Si tratta di una novità di rilievo. Avere un ministero che si occupa esplicitamente della transizione ecologica vuol dire prendere sul serio quella decisione che è stata presa in sede europea. Indipendentemente dai nomi ormai tutti sanno quale è la linea: un processo di forte deburocratizzazione, oggi la burocrazia è una autentica palla al piede del Paese; cambiare filosofia del nostro sistema fiscale, che colpisce molto di più il lavoro che il capitale e soprattutto molto di più il lavoro della rendita (un terzo del Pil è fatto di rendita, ed è in proporzione molto meno tassata); dare uno scossone al sistema scolastico e universitario, questo sistema va trasformato non riformato, bisogna cambiare l’impianto e rendere scuola e università luoghi di educazione. Non si può parlare di alternanza scuola-lavoro, bisogna parlare di convergenza scuola-lavoro.

 

Il piano Next Generation Ue, o come si dice Recovery Plan, è l’ultima spiaggia per il nostro Paese?

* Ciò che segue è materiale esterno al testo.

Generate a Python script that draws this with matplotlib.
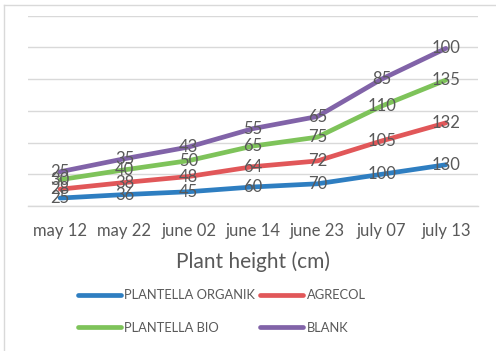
import matplotlib
matplotlib.use("Agg")
import matplotlib.pyplot as plt
from matplotlib.lines import Line2D
import numpy as np

plt.rcParams['font.family'] = ['Lato', 'DejaVu Sans']

categories = ["may 12", "may 22", "june 02", "june 14", "june 23", "july 07", "july 13"]
series_names = ["PLANTELLA ORGANIK", "AGRECOL", "PLANTELLA BIO", "BLANK"]
organik = [25, 36, 45, 60, 70, 100, 130]
agrecol = [28, 38, 48, 64, 72, 105, 132]
bio = [30, 40, 50, 65, 75, 110, 135]
blank = [25, 35, 43, 55, 65, 85, 100]
colors = ["#2E7EC1", "#E15759", "#7EC35A", "#8163A8"]
y_max = 600
y_step = 100

W, H = 496, 351
fig = plt.figure(figsize=(W / 100, H / 100), dpi=100)
fig.patch.set_facecolor("white")
ax = fig.add_axes([28 / W, (H - 206) / H, 450 / W, (206 - 15.7) / H])

x = np.arange(len(categories))
data = [organik, agrecol, bio, blank]
cum = np.zeros(len(categories))
lines = []
text_color = "#595959"
for vals, name, c in zip(data, series_names, colors):
    cum = cum + np.array(vals)
    ln, = ax.plot(x, cum, color=c, lw=3.4, solid_joinstyle="round",
                  solid_capstyle="round", label=name, zorder=3)
    lines.append(ln)
    for xi, yi, v in zip(x, cum, vals):
        ax.text(xi, yi, str(v), ha="center", va="center", fontsize=12,
                color=text_color, zorder=5)

ax.set_xlim(-0.5, len(categories) - 0.5)
ax.set_ylim(0, y_max)
ax.set_yticks(np.arange(0, y_max + 1, y_step))
ax.yaxis.grid(True, color="#D9D9D9", lw=1.0)
ax.set_axisbelow(True)
ax.tick_params(axis="y", left=False, labelleft=False)
ax.tick_params(axis="x", bottom=False, pad=8.5, labelsize=12, labelcolor=text_color)
ax.set_xticks(x)
ax.set_xticklabels(categories)
for s in ["top", "right", "left"]:
    ax.spines[s].set_visible(False)
ax.spines["bottom"].set_color("#D9D9D9")
ax.spines["bottom"].set_linewidth(1.0)

fig.text(253 / W, 1 - 262 / H, "Plant height (cm)", ha="center", va="center",
         fontsize=15, color=text_color)

handles = [lines[0], lines[2], lines[1], lines[3]]
labels = [series_names[0], series_names[2], series_names[1], series_names[3]]
leg = fig.legend(handles, labels, ncol=2, loc="center left",
                 bbox_to_anchor=(78 / W, 1 - 311.5 / H), frameon=False,
                 fontsize=9.3, handlelength=3.3, handletextpad=0.28,
                 columnspacing=0.4, labelspacing=1.55, labelcolor=text_color,
                 borderaxespad=0, borderpad=0)

border = "#D9D9D9"
fig.add_artist(Line2D([4 / W, 4 / W], [0, 1 - 5 / H], color=border, lw=1.0))
fig.add_artist(Line2D([4 / W, 1], [1 - 5 / H, 1 - 5 / H], color=border, lw=1.0))

fig.savefig("out.png", dpi=100)
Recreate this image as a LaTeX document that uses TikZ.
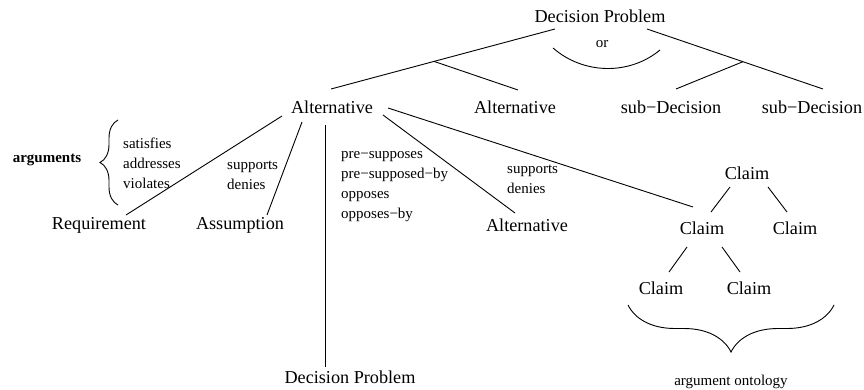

Non mi piace l’espressione ultima spiaggia, c’è sempre qualcosa da fare. È importante che il nostro Paese presenti a Bruxelles un piano vero e proprio, trasformando il progetto fin qui avanzato che è valido ma non è ancora un piano. E poi bisogna dare a questo documento una visione. È importante perché se perdiamo questa opportunità gli altri paesi potrebbero dire ‘ancora una volta gli italiani hanno fatto i gigioni’. Ci è stata data un’apertura di credito che va presa in seria considerazione, altrimenti il rischio di finire come la Grecia c’è. Ma sono ottimista, con questo governo la capacità di recupero, tipica dell’Italia, sarà confermata. Pensiamo solo al miracolo italiano del dopoguerra, nemmeno la Germania ci riuscì. Ho molta fiducia nel popolo italiano, conosco le sue radici filosofiche e per questo ho speranza. La speranza poggia sulla certezza che il futuro non è un dato immodificabile ma è un compito, e se è un compito qualcuno lo deve svolgere.

 

Cosa ci faceva in videochiamata con New York questo pomeriggio prima della nostra intervista?

Ero in collegamento con il Fondo monetario internazionale sta cercando di capire cos’è l’economia civile. Con me c’era l’economista indiano Raghuram Rajan, noto per aver scritto il libro ‘Stato mercato, comunità’. Quando gli è stato detto che questo modello è l’idea tipica dell’economia civile ha deciso di volerne discutere.